Wie kam es eigentlich dazu, dass mit ihren Besetzungen für Alte Musik auch möglich wurde, Neue Musik aufzuführen?

Das hängt auch wieder mit einem scheinbaren Zufall zusammen. Schon vor Jahrzehnten rief mich Otto Tomek an, damals am WDR In Köln der Leiter für Neue Musik, und sagte, es funktioniere nicht, mit den hiesigen Leuten eine Kagel-Aufführung mit Musik für Renaissance-Instrumente zustande zu bringen. Mauricio Kagel wollte wie in den 1970ern andere auch aus jedem Instrument Klänge hervorholen lassen, wie man sie noch nicht gehört hatte. Das hat sich ja mit den Jahren dann totgelaufen, aber damals hat mich das auch sehr inspiriert. Einen Sommer darauf konnte ich mit einer Komposition für ein Konzert in Alpbach aufwarten. Das habe ich “Maraviglia” genannt, das war 1968 und ein Riesenerfolg. Und so ist es mit Komponieren immer weiter gegangen.

Was sind denn die wichtigsten Renaissance-Instrumente gewesen bei Kagel in Köln?

Ah so, ja: Blockflöten, Krummhörner, Viola da gamba, Zink.

Ich ersehe aus der Werkliste auch, dass Sie viel Theatermusik geschrieben haben.

Und auch Filmmusik, die berühmteste zu “Molière” von Ariane Mnouchkine Ende der 70-er Jahre. Und im Moment kriege ich die bereits im Druck hergestellten Stimmen für das sirene Operntheater. Das wird eine Oper nach einer Episode von “Nachts unter der steinernen Brücke” von Leo Perutz, ein Einakter von ca. einer Stunde Dauer.
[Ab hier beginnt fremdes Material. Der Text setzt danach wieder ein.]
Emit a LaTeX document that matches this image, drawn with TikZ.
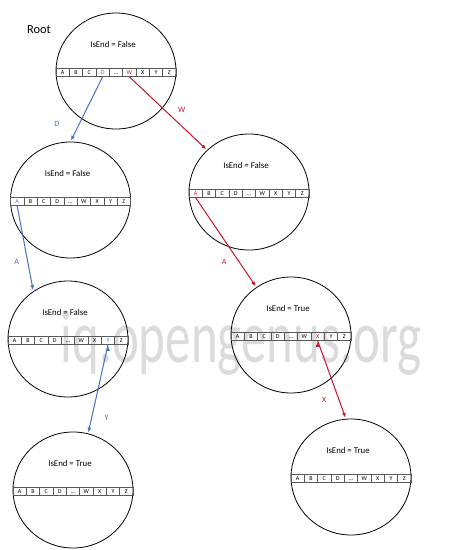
\documentclass[tikz,border=0pt]{standalone}
\usepackage{fontspec}
\setmainfont{Carlito}
\usetikzlibrary{shapes.geometric,arrows.meta,positioning}
\definecolor{trieblue}{RGB}{68,114,196}
\definecolor{triered}{RGB}{204,20,40}

% one trie node: name, centre, IsEnd value, cell letters
\newcommand{\trienode}[4]{%
  \node[trie] (#1) at (#2) {};
  \node[flag] (#1-flag) at ([shift={(-3,-26.5)}]#1.center) {IsEnd = #3};
  \foreach \letter [count=\i] in {#4}
    \node[cell] (#1-\i) at ([shift={(13.33*\i-66.67,1.5)}]#1.center) {\letter};
}

\begin{document}
\begin{tikzpicture}[x=1pt,y=-1pt,shorten >=1pt,
    trie/.style={ellipse,draw,line width=0.8pt,minimum width=120pt,minimum height=116pt,inner sep=0pt},
    flag/.style={inner sep=0pt,font=\fontsize{8.8}{10}\selectfont},
    cell/.style={draw=black!65,line width=0.5pt,minimum width=13.33pt,minimum height=8pt,inner sep=0pt,text height=4pt,text depth=0pt,font=\fontsize{6}{7}\selectfont},
    blueline/.style={->,>={Latex[length=5pt,width=4pt]},draw=trieblue,line width=1pt,text=trieblue,font=\fontsize{8}{9}\selectfont},
    redline/.style={->,>={Latex[length=5pt,width=4pt]},draw=triered,line width=1pt,text=triered,font=\fontsize{8}{9}\selectfont},
    watermark/.style={text=black!14,font=\fontsize{75}{80}\selectfont,xscale=0.68,inner sep=0pt}]
   \useasboundingbox (0,0) rectangle (474,550);
   \node[watermark,anchor=base] (mark) at (241,362) {iq.opengenus.org};
   \node[inner sep=0pt,font=\fontsize{12.4}{14}\selectfont] (rootname) at (39,30) {Root};
   \trienode{root}{116,71}{False}{A,B,C,\textcolor{trieblue}{D},\ldots,\textcolor{triered}{W},X,Y,Z}
   \trienode{d}{70.5,200}{False}{\textcolor{trieblue}{A},B,C,D,\ldots,W,X,Y,Z}
   \trienode{da}{68,339}{False}{A,B,C,D,\ldots,W,X,\textcolor{trieblue}{Y},Z}
   \trienode{day}{73,490}{True}{A,B,C,D,\ldots,W,X,Y,Z}
   \trienode{w}{249,192}{False}{\textcolor{triered}{A},B,C,D,\ldots,W,X,Y,Z}
   \trienode{wa}{291,335}{True}{A,B,C,D,\ldots,W,\textcolor{triered}{X},Y,Z}
   \trienode{wax}{351,477}{True}{A,B,C,D,\ldots,W,X,Y,Z}
    \path[blueline]
    (root-4.south) edge node[pos=0.73,left=16pt] {D} (d.north)
    (d-1.south) edge node[pos=0.66,left=5pt] {A} (da.126)
    (da-8.south) edge node[pos=0.82,right=9pt] {Y} (day.75);
    \path[redline]
    (root-6.south) edge node[pos=0.45,right=10pt] {W} (w.135)
    (w-1.south) edge node[pos=0.72,left=9pt] {A} (wa.126)
    (wa-7.south) edge node[pos=0.76,left=9pt] {X} (wax.95);
\end{tikzpicture}
\end{document}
Wir hatten vor 4 Jahren ein Gespräch, da erzählten sie über die große Oper “Daniel”, und dass es mit der geplanten Uraufführung in Dresden hapert. Ist die eigentlich auch auf Hebräisch?
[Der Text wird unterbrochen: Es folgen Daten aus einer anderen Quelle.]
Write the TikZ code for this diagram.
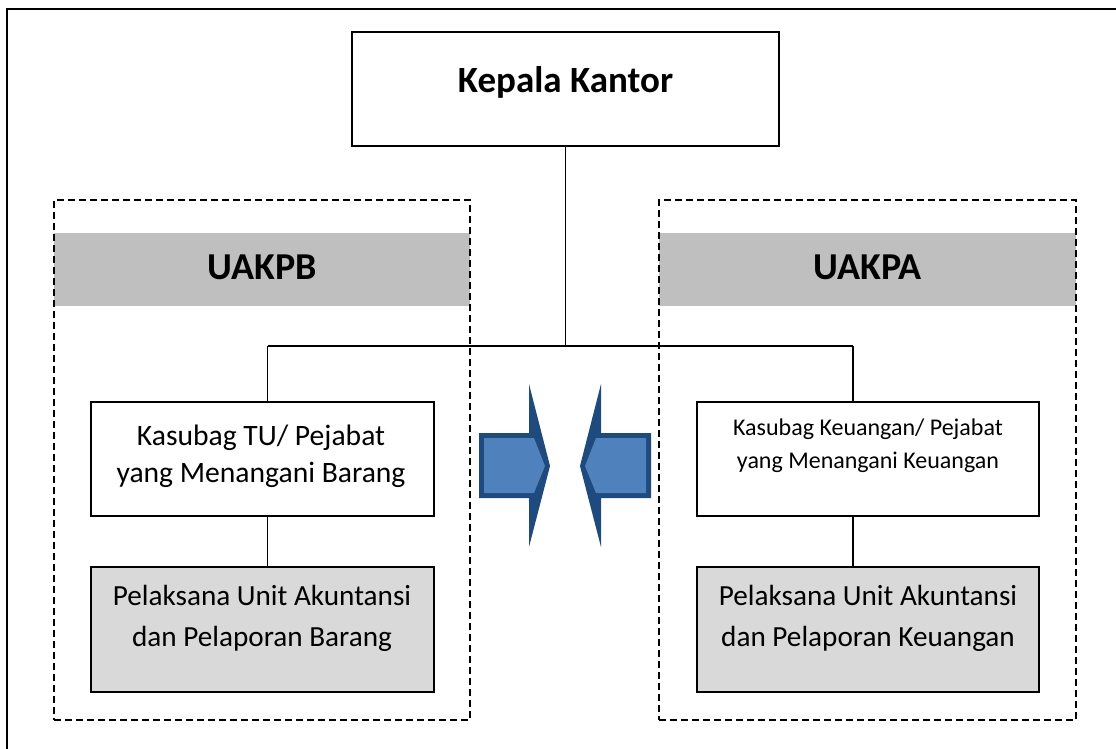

Die ist in Aramäisch. Und noch immer nicht ganz fertig. Vor allem. Die Sprache in der Daniel in der Bibel steht. Ich bringe immer noch Änderungen und Ergänzungen dran, das ist mit Orchester und allem und dauert 2½ Stunden.

Sprechen wir noch einmal über Ihre Bestrebungen in der Alte Musik-Szene. Wie begann das alles bei ihnen?

Ich spielte Klavier, erst fühlte ich mich dazu von meinen Eltern gezwungen, aber plötzlich gefiel mir das sehr und ich spielte die ganze Zeit. In der 3. Klasse der Mittelschule musste ich ein Jahr wiederholen. Mein Vater sagte den Lehren, “Gehn’s,  lassen Sie ihn das Jahr wiederholen, die Schulzeit ist die schönste." (lacht schallend). Ein einmaliger Vater.

Das war ja noch im Krieg.

Ja, sicher. In der neuen Klasse haben sie mich neben einen Musterschüler gesetzt, das ist der jetzige Historiker Gerald Stourzh. Der wollte mit mir etwas spielen auf der Blockflöte, ich Klavier. Er hatte so Bearbeitungen von Salzburger Menuetten von Mozart. Das gefiel mir, ich machte allein eine Blockflötenschule durch. Ich hatte ja keine Ahnung, dass es dafür Lehrer gibt. Im Dom in den letzten Kriegstagen, rundherum Bombendonner – auf der Kanzel ein fanatischer Prediger, ausser mir noch zwei, drei Leute, da traf ich zufällig Ernst Kölz. "Der Krieg ist bald aus, treffen wir uns." Dann ging ich wie er aufs Konservatorium, über die Blockflöte kommt man zwangsläufig zur Alten Musik. Ich stieß in der Musikakademie auf Prof. Mertin, skurriles Original, Leiter des Concilium musicum. Dann machten wir mit Kollegen das erste Ensemble. Auf einmal waren wir im Musikverein.

Es soll immer so originalgetreu, aber auch so lebendig wie möglich sein?

Unbedingt. Das ist das Wichtigste. Weil ohne Leben ist nichts was. Auch das ganz Ernste muss Spass machen.